Netanyahu met Monday with IDF reserve soldiers at the so-called 'suckers tent' protest camp in Tel Aviv who oppose extending the law.
The reservists maintain hareidi men who do not serve in the IDF are not pulling their fair share of the burden of military and national service.
"We know we should divide the burden in a better and more just way," Netanyahu said. "Unlike previous governments, which automatically extended the Tal Law by five years, we've decided to do things differently – to bring the Tal Law to a vote before the Knesset."
"We know we must come up with a better and more just solution, but not one which divides the people. We have six months to do so. I really believe it'll happen within six months. I'll bring the government's proposal to the Knesset," he promised.

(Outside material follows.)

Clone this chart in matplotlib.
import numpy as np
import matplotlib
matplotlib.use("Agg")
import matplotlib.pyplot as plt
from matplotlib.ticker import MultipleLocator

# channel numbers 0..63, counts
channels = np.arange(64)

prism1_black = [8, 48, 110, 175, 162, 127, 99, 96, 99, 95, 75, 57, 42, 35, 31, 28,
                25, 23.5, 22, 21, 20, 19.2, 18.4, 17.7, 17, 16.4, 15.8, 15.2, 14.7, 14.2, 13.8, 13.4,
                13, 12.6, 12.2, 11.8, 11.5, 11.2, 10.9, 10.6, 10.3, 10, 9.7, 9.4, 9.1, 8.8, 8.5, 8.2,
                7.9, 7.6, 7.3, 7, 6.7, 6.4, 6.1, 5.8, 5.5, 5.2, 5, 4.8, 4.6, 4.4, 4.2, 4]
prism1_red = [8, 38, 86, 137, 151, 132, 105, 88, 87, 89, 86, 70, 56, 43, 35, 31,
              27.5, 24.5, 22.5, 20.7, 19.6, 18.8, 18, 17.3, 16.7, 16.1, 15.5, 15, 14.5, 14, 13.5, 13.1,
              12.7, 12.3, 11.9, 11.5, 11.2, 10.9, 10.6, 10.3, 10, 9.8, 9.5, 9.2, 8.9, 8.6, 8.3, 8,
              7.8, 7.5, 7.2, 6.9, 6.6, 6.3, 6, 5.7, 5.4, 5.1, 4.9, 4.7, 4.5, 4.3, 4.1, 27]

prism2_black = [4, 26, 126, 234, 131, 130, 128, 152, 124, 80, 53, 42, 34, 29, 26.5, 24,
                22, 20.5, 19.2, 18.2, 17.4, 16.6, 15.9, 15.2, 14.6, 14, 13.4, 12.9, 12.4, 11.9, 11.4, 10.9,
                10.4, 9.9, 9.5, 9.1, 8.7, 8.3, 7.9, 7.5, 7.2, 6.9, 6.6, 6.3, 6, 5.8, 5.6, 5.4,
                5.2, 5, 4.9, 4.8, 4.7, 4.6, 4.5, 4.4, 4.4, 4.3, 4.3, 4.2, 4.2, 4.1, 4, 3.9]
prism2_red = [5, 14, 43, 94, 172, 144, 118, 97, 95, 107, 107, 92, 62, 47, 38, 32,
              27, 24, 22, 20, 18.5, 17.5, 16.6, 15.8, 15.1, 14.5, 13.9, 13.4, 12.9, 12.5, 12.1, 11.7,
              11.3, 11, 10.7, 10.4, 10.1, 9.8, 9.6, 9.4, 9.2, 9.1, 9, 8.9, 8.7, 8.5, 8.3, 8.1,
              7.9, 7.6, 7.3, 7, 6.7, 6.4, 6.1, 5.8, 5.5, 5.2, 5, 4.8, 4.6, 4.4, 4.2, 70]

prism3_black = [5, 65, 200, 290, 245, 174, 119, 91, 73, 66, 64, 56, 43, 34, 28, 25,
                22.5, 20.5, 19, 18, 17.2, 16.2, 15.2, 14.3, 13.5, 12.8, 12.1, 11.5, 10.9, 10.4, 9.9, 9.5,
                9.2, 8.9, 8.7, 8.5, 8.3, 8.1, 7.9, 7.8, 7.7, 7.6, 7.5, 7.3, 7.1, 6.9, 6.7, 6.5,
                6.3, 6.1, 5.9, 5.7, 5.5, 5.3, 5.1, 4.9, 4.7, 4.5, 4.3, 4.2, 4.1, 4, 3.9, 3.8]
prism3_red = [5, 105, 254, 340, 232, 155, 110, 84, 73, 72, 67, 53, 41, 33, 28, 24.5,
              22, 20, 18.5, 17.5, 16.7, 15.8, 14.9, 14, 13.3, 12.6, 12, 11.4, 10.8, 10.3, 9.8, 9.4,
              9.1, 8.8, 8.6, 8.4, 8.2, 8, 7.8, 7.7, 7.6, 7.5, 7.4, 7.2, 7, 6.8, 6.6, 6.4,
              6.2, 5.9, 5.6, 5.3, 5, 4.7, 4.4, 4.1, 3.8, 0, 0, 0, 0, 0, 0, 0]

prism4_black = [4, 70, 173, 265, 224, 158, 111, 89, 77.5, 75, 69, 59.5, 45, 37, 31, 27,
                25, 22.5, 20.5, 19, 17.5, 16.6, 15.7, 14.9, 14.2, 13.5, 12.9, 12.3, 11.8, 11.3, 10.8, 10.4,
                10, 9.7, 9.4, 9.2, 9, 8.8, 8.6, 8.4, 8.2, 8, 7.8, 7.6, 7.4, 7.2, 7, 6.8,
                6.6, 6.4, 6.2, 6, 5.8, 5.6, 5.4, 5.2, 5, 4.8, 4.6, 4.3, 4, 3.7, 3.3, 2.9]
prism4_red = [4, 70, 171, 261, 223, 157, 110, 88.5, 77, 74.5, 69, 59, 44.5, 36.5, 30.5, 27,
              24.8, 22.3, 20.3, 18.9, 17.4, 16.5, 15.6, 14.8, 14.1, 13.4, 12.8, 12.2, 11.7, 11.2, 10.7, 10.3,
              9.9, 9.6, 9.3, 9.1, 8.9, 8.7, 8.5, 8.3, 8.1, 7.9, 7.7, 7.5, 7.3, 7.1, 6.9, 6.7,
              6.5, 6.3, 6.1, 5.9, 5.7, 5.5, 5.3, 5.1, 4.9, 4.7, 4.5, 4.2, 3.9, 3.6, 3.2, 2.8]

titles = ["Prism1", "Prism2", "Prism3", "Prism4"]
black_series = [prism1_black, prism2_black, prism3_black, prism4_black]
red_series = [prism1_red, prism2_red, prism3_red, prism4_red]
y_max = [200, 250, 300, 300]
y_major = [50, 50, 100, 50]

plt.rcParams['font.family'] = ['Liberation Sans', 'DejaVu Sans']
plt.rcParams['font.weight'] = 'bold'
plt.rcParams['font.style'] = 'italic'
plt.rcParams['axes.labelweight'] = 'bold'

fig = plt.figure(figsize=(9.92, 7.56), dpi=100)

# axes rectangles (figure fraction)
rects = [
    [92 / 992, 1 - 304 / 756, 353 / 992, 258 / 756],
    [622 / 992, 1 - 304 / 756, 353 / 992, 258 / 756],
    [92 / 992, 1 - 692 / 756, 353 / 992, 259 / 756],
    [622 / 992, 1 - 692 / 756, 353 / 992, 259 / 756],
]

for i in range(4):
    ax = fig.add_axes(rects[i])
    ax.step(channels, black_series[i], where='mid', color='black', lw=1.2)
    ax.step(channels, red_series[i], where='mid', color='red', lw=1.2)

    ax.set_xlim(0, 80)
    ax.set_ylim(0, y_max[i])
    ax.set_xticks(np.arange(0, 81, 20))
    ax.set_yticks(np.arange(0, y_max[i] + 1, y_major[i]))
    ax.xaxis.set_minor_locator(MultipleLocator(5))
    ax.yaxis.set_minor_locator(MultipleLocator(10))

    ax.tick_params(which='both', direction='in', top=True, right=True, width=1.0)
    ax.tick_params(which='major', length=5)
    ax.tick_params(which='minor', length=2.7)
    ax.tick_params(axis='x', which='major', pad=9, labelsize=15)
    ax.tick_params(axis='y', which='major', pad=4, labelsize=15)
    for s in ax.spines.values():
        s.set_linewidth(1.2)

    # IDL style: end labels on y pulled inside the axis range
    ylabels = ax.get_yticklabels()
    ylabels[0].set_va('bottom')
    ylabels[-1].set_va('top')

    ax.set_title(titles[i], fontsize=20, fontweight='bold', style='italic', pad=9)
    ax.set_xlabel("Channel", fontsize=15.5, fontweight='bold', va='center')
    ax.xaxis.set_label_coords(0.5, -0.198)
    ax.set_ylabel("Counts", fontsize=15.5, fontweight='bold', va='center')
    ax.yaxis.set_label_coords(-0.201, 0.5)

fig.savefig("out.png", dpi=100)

One of the protest leaders told Netanyahu: "The Tal Law shouldn't be extended, not by an hour and not by a year. Do you pledge not to extend the Tal Law?"

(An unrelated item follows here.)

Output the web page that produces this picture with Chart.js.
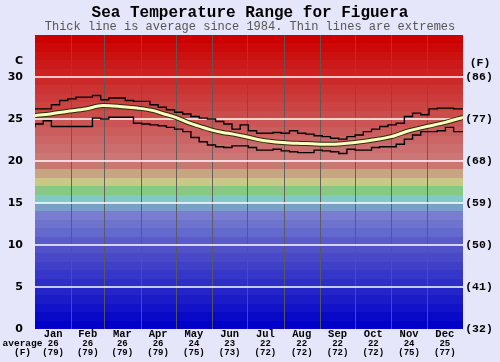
<!DOCTYPE html>
<html><head><meta charset="utf-8">
<script src="https://cdn.jsdelivr.net/npm/chart.js@4/dist/chart.umd.min.js"></script>
<style>html,body{margin:0;padding:0;background:#e6e6fa;}#wrap{width:500px;height:362px;position:relative;}</style>
</head><body><div id="wrap"><canvas id="c"></canvas></div>
<script>
// ---- data ----
const monthNames = ['Jan','Feb','Mar','Apr','May','Jun','Jul','Aug','Sep','Oct','Nov','Dec'];
const monthStartDays = [0,31,59,90,120,151,181,212,243,273,304,334,365];
const monthAvgC = [26,26,26,26,24,23,22,22,22,22,24,25];
const monthAvgF = [79,79,79,79,75,73,72,72,72,72,75,77];
const cTicks = [0,5,10,15,20,25,30];
const fTicks = [32,41,50,59,68,77,86];
// weekly extremes (one value per week, starting day 0, 7, 14 ...)
const weeklyMax = [26.2,26.2,26.2,26.7,27.2,27.4,27.6,27.6,27.8,27.3,
  27.5,27.5,27.2,27.1,27.1,26.7,26.4,26.1,25.8,25.6,
  25.3,25.1,25.0,24.7,24.4,23.8,24.3,23.6,23.3,23.3,
  23.4,23.3,23.6,23.3,23.2,23.0,22.9,22.7,22.6,22.9,
  23.1,23.5,23.8,24.1,24.3,24.5,25.3,25.7,25.5,26.2,
  26.3,26.3,26.2];
const weeklyMin = [24.0,24.4,24.8,24.1,24.1,24.1,24.1,24.1,25.1,25.0,
  25.2,25.2,25.2,24.5,24.4,24.3,24.2,24.0,23.8,23.5,
  22.8,22.3,21.9,21.7,21.6,21.8,21.8,21.6,21.3,21.3,
  21.4,21.2,21.1,21.0,21.0,21.3,21.2,21.1,20.9,21.4,
  21.3,21.3,21.6,21.7,21.7,22.0,22.6,23.1,23.5,23.5,
  23.6,24.0,23.5];
const avgDays = [0,13,27,43,58,72,87,101,110,120,132,141,150,160,169,178,189,200,211,224,236,246,256,266,276,288,304,319,334,350,365];
const avgTemp = [25.4,25.6,25.9,26.2,26.6,26.5,26.3,26.0,25.6,25.2,24.5,24.1,23.7,23.4,23.2,22.95,22.6,22.35,22.2,22.1,22.05,22.0,22.0,22.1,22.25,22.5,22.9,23.6,24.1,24.6,25.2];

// ---- build points ----
function weekly(arr){
  const pts = arr.map((v,i)=>({x:i*7,y:v}));
  pts.push({x:365,y:arr[arr.length-1]});
  return pts;
}
const avgPts = avgDays.map((d,i)=>({x:d,y:avgTemp[i]}));

function bandColor(i){
  if(i>=20){ const g=Math.max(0,Math.round(118*(34-i)/14)); return `rgb(204,${g},${g})`; }
  const fixed = {19:[200,120,110],18:[200,165,130],17:[200,200,135],16:[135,200,135],15:[130,200,200],
    14:[120,160,200],13:[120,125,210],12:[110,115,205],11:[100,105,205],10:[90,90,200]};
  if(fixed[i]) return `rgb(${fixed[i].join(',')})`;
  const v=9*i; return `rgb(${v},${v},200)`;
}

const bgPlugin = {
  id:'bg',
  beforeDatasetsDraw(chart){
    const {ctx, chartArea:a, scales:{x,y}} = chart;
    ctx.save();
    ctx.beginPath(); ctx.rect(a.left,a.top,a.right-a.left,a.bottom-a.top); ctx.clip();
    for(let i=0;i<35;i++){
      const y0=Math.round(y.getPixelForValue(i)), y1=Math.round(y.getPixelForValue(i+1));
      ctx.fillStyle=bandColor(i);
      ctx.fillRect(a.left,y1,a.right-a.left,y0-y1);
    }
    ctx.strokeStyle='rgba(90,90,90,0.9)'; ctx.lineWidth=1;
    monthStartDays.slice(1,-1).forEach(d=>{
      const px=Math.round(x.getPixelForValue(d))+0.5;
      ctx.beginPath(); ctx.moveTo(px,a.top); ctx.lineTo(px,a.bottom); ctx.stroke();
    });
    ctx.strokeStyle='#ffffff'; ctx.lineWidth=1.5;
    cTicks.slice(1).forEach(v=>{
      const py=Math.round(y.getPixelForValue(v));
      ctx.beginPath(); ctx.moveTo(a.left,py); ctx.lineTo(a.right,py); ctx.stroke();
    });
    ctx.restore();
  },
  afterDraw(chart){
    const {ctx, scales:{x,y}} = chart;
    ctx.save();
    ctx.textBaseline='middle';
    ctx.textAlign='center';
    ctx.fillStyle='#000';
    ctx.font='bold 16px "Liberation Mono"';
    ctx.fillText('Sea Temperature Range for Figuera',250,13);
    ctx.fillStyle='#555';
    ctx.font='12px "Liberation Mono"';
    ctx.fillText('Thick line is average since 1984. Thin lines are extremes',250,27);
    ctx.fillStyle='#000';
    // left axis
    ctx.textAlign='right';
    ctx.font='bold 11px "DejaVu Sans"';
    cTicks.forEach(v=>ctx.fillText(String(v),23,y.getPixelForValue(v)));
    ctx.fillText('C',23,61);
    // right axis
    ctx.textAlign='center';
    ctx.font='bold 11.5px "Liberation Mono"';
    fTicks.forEach((f,i)=>ctx.fillText('('+f+')',479,y.getPixelForValue(cTicks[i])));
    ctx.fillText('(F)',480,63);
    // bottom
    for(let m=0;m<12;m++){
      const cx=x.getPixelForValue((monthStartDays[m]+monthStartDays[m+1])/2);
      ctx.font='bold 10.5px "Liberation Mono"';
      ctx.fillText(monthNames[m],cx,334);
      ctx.font='bold 9px "Liberation Mono"';
      ctx.fillText(String(monthAvgC[m]),cx,344);
      ctx.fillText('('+monthAvgF[m]+')',cx,353);
    }
    ctx.font='bold 9.5px "Liberation Mono"';
    ctx.fillText('average',22.5,344);
    ctx.fillText('(F)',22.5,353);
    ctx.restore();
  }
};

new Chart(document.getElementById('c'),{
  type:'line',
  data:{datasets:[
    {label:'Max',data:weekly(weeklyMax),stepped:'after',borderColor:'#000',borderWidth:1.4,pointRadius:0,fill:false,order:3},
    {label:'Min',data:weekly(weeklyMin),stepped:'after',borderColor:'#000',borderWidth:1.4,pointRadius:0,fill:false,order:3},
    {label:'Average outline',data:avgPts,borderColor:'#2a2a10',borderWidth:5,pointRadius:0,cubicInterpolationMode:'monotone',fill:false,order:2},
    {label:'Average',data:avgPts,borderColor:'#ffffc0',borderWidth:3,pointRadius:0,cubicInterpolationMode:'monotone',fill:false,order:1}
  ]},
  options:{
    animation:false,responsive:true,maintainAspectRatio:false,
    layout:{padding:{left:35,right:37,top:35,bottom:33}},
    plugins:{legend:{display:false},tooltip:{enabled:false}},
    scales:{
      x:{type:'linear',min:0,max:365,display:false},
      y:{min:0,max:35,display:false}
    }
  },
  plugins:[bgPlugin]
});
</script>
</body></html>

Netanyahu responded, "Wait, you're getting ahead of yourself." When the activist persisted Netanyahu said, "Are you running for the Knesset? You're sure displaying promising signs."
The Tal Law, named for observant Supreme Court Judge Tzvi Tal (ret.) who headed the committee that drafted the law, allows yeshiva students over the age of 22 to take a year off their studies in order to obtain professional training or work experience without being drafted.
After that year, they must commit to abbreviated army service, a full year of national service, or return to full-time Torah studies.
The law was passed by the Knesset in July 2002 and, in 2007, was extended by an additional five years. Until it became law, full time yeshiva students could not work at all without losing their exemption permanently, resulting in some older students working clandestinely to support growing families so as to avoid a long period of service when already a parent and impoverishing many of those who remained in yeshiva full time. The law was drafted to encourage them to join the work force as well as fulfill army duty.
Critics of Netanyahu, who heads a coalition that includes both Haredi parties and secular nationalist parties who oppose the Tal Law, say he has passed the issue to the Knesset in order to divest himself of a political hot potato.
Netanyahu's pledge to deliver an alternative to the Tal Law came hours after Foreign Minister Avigdor Lieberman announced his Yisrael Bateinu party would vote en bloc against the Tal Law. Yisrael Bateinu has been joined by the Jewish Home, which MK Zevulun Orlev says will also vote against the law.
Should the Tal Law be struck down it is possible the Hareidi parties in Netanyahu's government would chose to bring down the government and force new elections.
Observers say Netanyahu is trying to buy time and hold his government together as his Likud party - riding high in the national polls - heads for primaries.
Critics of the push to annul the Tal Law note the IDF does not have a sufficiently robust program in place to integrate large numbers of hareidi men at one time. Such a framework - like the Hesder programs for religious Zionist men or brigades such as the Nahal Hareidi and religious vocational IDF programs such as Shachar Kachol- would have to be created before large numbers of hareidi men could successfully enter the IDF.
Due to the extant framework for religious Zionist men, youth from those communities now enlist at a higher per capita rate than other segments of the population and are swelling the IDF officer corps. Last year it was reported roughly half of the IDF junior officer corps were religious.
Those who support renewing the Tal Law for the present point to a growing trend of IDF service among hareidi men that signals a slow, but steady, shift towards engagement with Israeli's defense and their own economic needs.